Transcribe the full listing exactly, and drop every picture.

##### Entries supplied #####

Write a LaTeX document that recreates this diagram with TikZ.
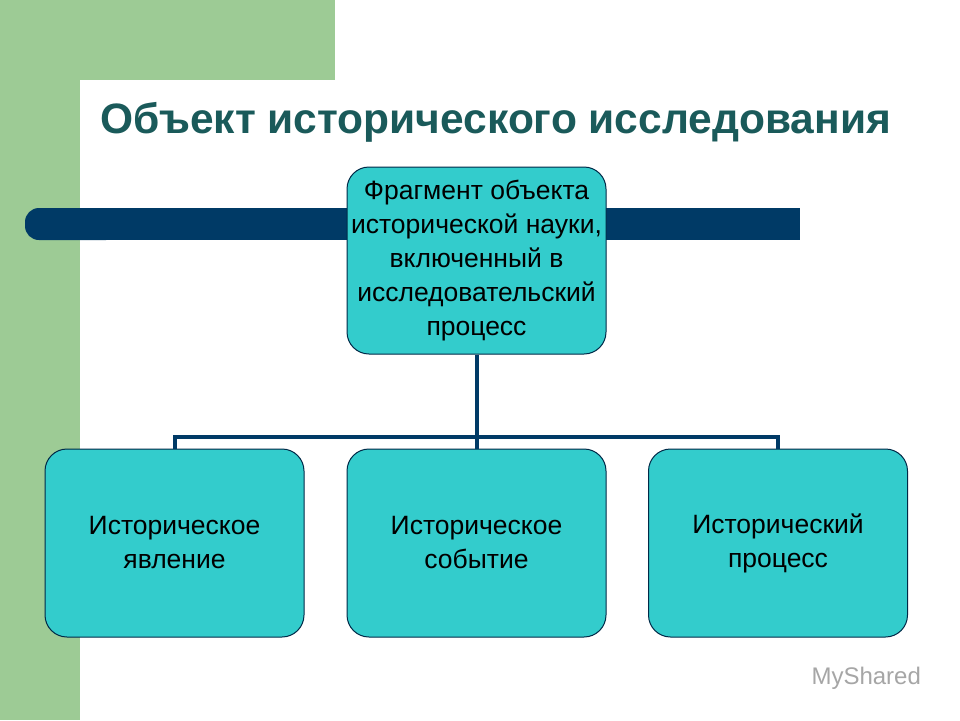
\documentclass[tikz,border=0pt]{standalone}
\usepackage{fontspec}
\setmainfont{Liberation Sans}
\definecolor{grn}{HTML}{9DCB95}
\definecolor{navy}{HTML}{003A66}
\definecolor{teal1}{HTML}{33CCCC}
\definecolor{ttl}{HTML}{1A5A5A}
\begin{document}
\begin{tikzpicture}[x=1pt,y=-1pt,
  box/.style={draw=navy!70!black,line width=1pt,fill=teal1,rounded corners=22pt,minimum width=259pt,minimum height=188pt,align=center,font=\fontsize{26.5}{34}\selectfont,inner sep=0pt},
  conn/.style={draw=navy,line width=4pt}]
\useasboundingbox (0,0) rectangle (960,720);
\fill[grn] (0,0) rectangle (335,80);
\fill[grn] (0,0) rectangle (80,720);
\fill[white] (80,720) -- (80,120) arc[start angle=180,end angle=270,radius=40] -- (960,80) -- (960,720) -- cycle;
\fill[navy,rounded corners=14pt] (25,208) rectangle (120,240);
\fill[navy] (60,208) rectangle (800,240);
\node[font=\bfseries\fontsize{42.5}{46}\selectfont,text=ttl,anchor=base west] (t) at (97,133) {Объект исторического исследования};
\node[box,minimum height=187pt] (top) at (476.5,260.5) {Фрагмент объекта\\исторической науки,\\включенный в\\исследовательский\\процесс};
\node[box] (a) at (174.5,543) {Историческое\\явление};
\node[box] (b) at (476.5,543) {Историческое\\событие};
\node[box] (c) at (778,543) {Исторический\\процесс};
\coordinate (j) at (476.5,437);
\draw[conn] (top.south) -- (j);
\draw[conn] (a.north) |- (j) -| (c.north);
\draw[conn] (j) -- (b.north);
\node[text=gray!70,font=\fontsize{24}{26}\selectfont,anchor=base west] (w) at (808,684) {MyShared};
\end{tikzpicture}
\end{document}
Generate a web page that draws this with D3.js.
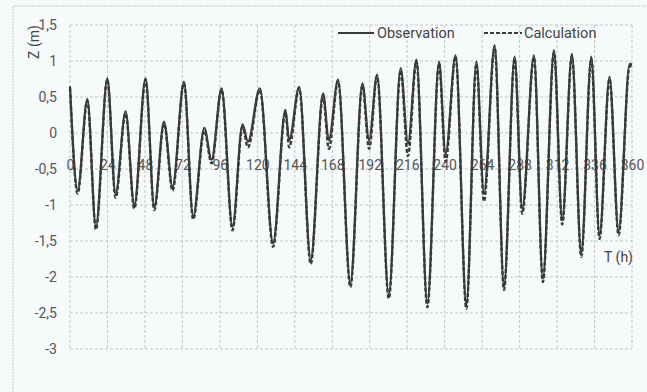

#####

Response to the exercise:
Write a LaTeX document that recreates this diagram with TikZ.
\documentclass[tikz,border=0pt]{standalone}
\usepackage{fontspec}
\setmainfont{Liberation Sans}
\definecolor{grn}{HTML}{9DCB95}
\definecolor{navy}{HTML}{003A66}
\definecolor{teal1}{HTML}{33CCCC}
\definecolor{ttl}{HTML}{1A5A5A}
\begin{document}
\begin{tikzpicture}[x=1pt,y=-1pt,
  box/.style={draw=navy!70!black,line width=1pt,fill=teal1,rounded corners=22pt,minimum width=259pt,minimum height=188pt,align=center,font=\fontsize{26.5}{34}\selectfont,inner sep=0pt},
  conn/.style={draw=navy,line width=4pt}]
\useasboundingbox (0,0) rectangle (960,720);
\fill[grn] (0,0) rectangle (335,80);
\fill[grn] (0,0) rectangle (80,720);
\fill[white] (80,720) -- (80,120) arc[start angle=180,end angle=270,radius=40] -- (960,80) -- (960,720) -- cycle;
\fill[navy,rounded corners=14pt] (25,208) rectangle (120,240);
\fill[navy] (60,208) rectangle (800,240);
\node[font=\bfseries\fontsize{42.5}{46}\selectfont,text=ttl,anchor=base west] (t) at (97,133) {Объект исторического исследования};
\node[box,minimum height=187pt] (top) at (476.5,260.5) {Фрагмент объекта\\исторической науки,\\включенный в\\исследовательский\\процесс};
\node[box] (a) at (174.5,543) {Историческое\\явление};
\node[box] (b) at (476.5,543) {Историческое\\событие};
\node[box] (c) at (778,543) {Исторический\\процесс};
\coordinate (j) at (476.5,437);
\draw[conn] (top.south) -- (j);
\draw[conn] (a.north) |- (j) -| (c.north);
\draw[conn] (j) -- (b.north);
\node[text=gray!70,font=\fontsize{24}{26}\selectfont,anchor=base west] (w) at (808,684) {MyShared};
\end{tikzpicture}
\end{document}
Generate a web page that draws this with D3.js.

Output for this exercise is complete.